▶ Data lines:
◇ ◇ ◇ ◇ ◇

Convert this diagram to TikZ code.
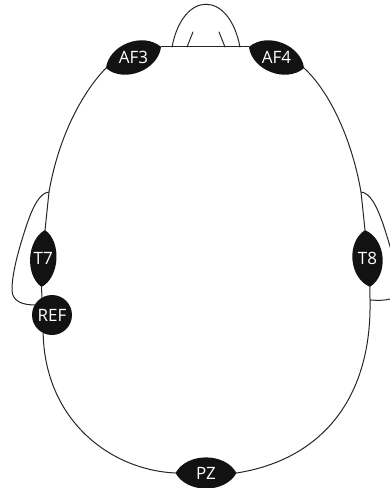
\documentclass[tikz,border=0pt]{standalone}
\usepackage{fontspec}
\setmainfont{Open Sans}
\begin{document}
\begin{tikzpicture}[x=1pt,y=-1pt,
  outline/.style={line width=1pt,draw=black!85,line cap=round},
  electrode/.style={fill=black!93},
  elabel/.style={text=white,font=\fontsize{17}{17}\selectfont,inner sep=0pt},
  pics/lens/.style n args={3}{code={
    \fill[electrode] (-#1,0) .. controls ({-0.62*#1},{1.3*#2}) and ({0.62*#1},{1.3*#2}) .. (#1,0)
                     .. controls ({0.62*#1},{-1.3*#2}) and ({-0.62*#1},{-1.3*#2}) .. cycle;
    \coordinate (-a) at (-#1,0);
    \coordinate (-b) at (#1,0);
    \node[elabel] (-c) at (0,0) {#3};
  }}]
\useasboundingbox (0,0) rectangle (390,488);
\clip (0,0) rectangle (390,488);

% nose
\draw[outline] (172,47) .. controls (183,-10) and (229,-10) .. (240,47);
\draw[outline] (187,47) -- (193,32);
\draw[outline] (225,47) -- (219,32);

% electrodes
\pic[rotate=21]   (af3) at (133.5,57.5) {lens={29.5}{16}{AF3}};
\pic[rotate=-21]  (af4) at (276.5,57.5) {lens={29.5}{16}{AF4}};
\pic[rotate=86.5] (t7)  at (43.3,258.5) {lens={28.5}{13.5}{T7}};
\pic[rotate=95]   (t8)  at (367.5,258.5) {lens={28.5}{15.5}{T8}};
\pic              (pz)  at (206,473) {lens={30.5}{16}{PZ}};
\node[circle,fill=black!93,minimum size=40pt,inner sep=0pt,elabel] (ref) at (52,315) {REF};

% junction points of the ears
\coordinate (lj) at (49,192);
\coordinate (rj) at (361,192);
\coordinate (rl) at (370,300);

% head outline
\draw[outline] (af3-b) -- (af4-a);
\draw[outline] (af3-a) .. controls (80,95) and (58,140) .. (lj) -- (t7-b);
\draw[outline] (t7-a) -- (ref.120);
\draw[outline] (ref.244) .. controls (45,420) and (110,470) .. (pz-a);
\draw[outline] (pz-b) .. controls (320,460) and (372,400) .. (rl) -- (t8-a);
\draw[outline] (t8-b) -- (rj) .. controls (352,140) and (330,92) .. (af4-b);

% ears
\draw[outline] (lj) .. controls (40,193) and (33,205) .. (25,230)
  .. controls (17,255) and (12,275) .. (12,290)
  .. controls (12,302) and (24,305) .. (ref.150);
\draw[outline] (rj) .. controls (370,193) and (377,205) .. (385,230)
  .. controls (393,255) and (398,275) .. (398,290)
  .. controls (398,300) and (385,301) .. (rl);
\end{tikzpicture}
\end{document}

◇ ◇ ◇ ◇ ◇

▶ Aim: Each line of the material must be retyped exactly, except that images are omitted.

▶ Answer to the problem:
Convert this diagram to TikZ code.
\documentclass[tikz,border=0pt]{standalone}
\usepackage{fontspec}
\setmainfont{Open Sans}
\begin{document}
\begin{tikzpicture}[x=1pt,y=-1pt,
  outline/.style={line width=1pt,draw=black!85,line cap=round},
  electrode/.style={fill=black!93},
  elabel/.style={text=white,font=\fontsize{17}{17}\selectfont,inner sep=0pt},
  pics/lens/.style n args={3}{code={
    \fill[electrode] (-#1,0) .. controls ({-0.62*#1},{1.3*#2}) and ({0.62*#1},{1.3*#2}) .. (#1,0)
                     .. controls ({0.62*#1},{-1.3*#2}) and ({-0.62*#1},{-1.3*#2}) .. cycle;
    \coordinate (-a) at (-#1,0);
    \coordinate (-b) at (#1,0);
    \node[elabel] (-c) at (0,0) {#3};
  }}]
\useasboundingbox (0,0) rectangle (390,488);
\clip (0,0) rectangle (390,488);

% nose
\draw[outline] (172,47) .. controls (183,-10) and (229,-10) .. (240,47);
\draw[outline] (187,47) -- (193,32);
\draw[outline] (225,47) -- (219,32);

% electrodes
\pic[rotate=21]   (af3) at (133.5,57.5) {lens={29.5}{16}{AF3}};
\pic[rotate=-21]  (af4) at (276.5,57.5) {lens={29.5}{16}{AF4}};
\pic[rotate=86.5] (t7)  at (43.3,258.5) {lens={28.5}{13.5}{T7}};
\pic[rotate=95]   (t8)  at (367.5,258.5) {lens={28.5}{15.5}{T8}};
\pic              (pz)  at (206,473) {lens={30.5}{16}{PZ}};
\node[circle,fill=black!93,minimum size=40pt,inner sep=0pt,elabel] (ref) at (52,315) {REF};

% junction points of the ears
\coordinate (lj) at (49,192);
\coordinate (rj) at (361,192);
\coordinate (rl) at (370,300);

% head outline
\draw[outline] (af3-b) -- (af4-a);
\draw[outline] (af3-a) .. controls (80,95) and (58,140) .. (lj) -- (t7-b);
\draw[outline] (t7-a) -- (ref.120);
\draw[outline] (ref.244) .. controls (45,420) and (110,470) .. (pz-a);
\draw[outline] (pz-b) .. controls (320,460) and (372,400) .. (rl) -- (t8-a);
\draw[outline] (t8-b) -- (rj) .. controls (352,140) and (330,92) .. (af4-b);

% ears
\draw[outline] (lj) .. controls (40,193) and (33,205) .. (25,230)
  .. controls (17,255) and (12,275) .. (12,290)
  .. controls (12,302) and (24,305) .. (ref.150);
\draw[outline] (rj) .. controls (370,193) and (377,205) .. (385,230)
  .. controls (393,255) and (398,275) .. (398,290)
  .. controls (398,300) and (385,301) .. (rl);
\end{tikzpicture}
\end{document}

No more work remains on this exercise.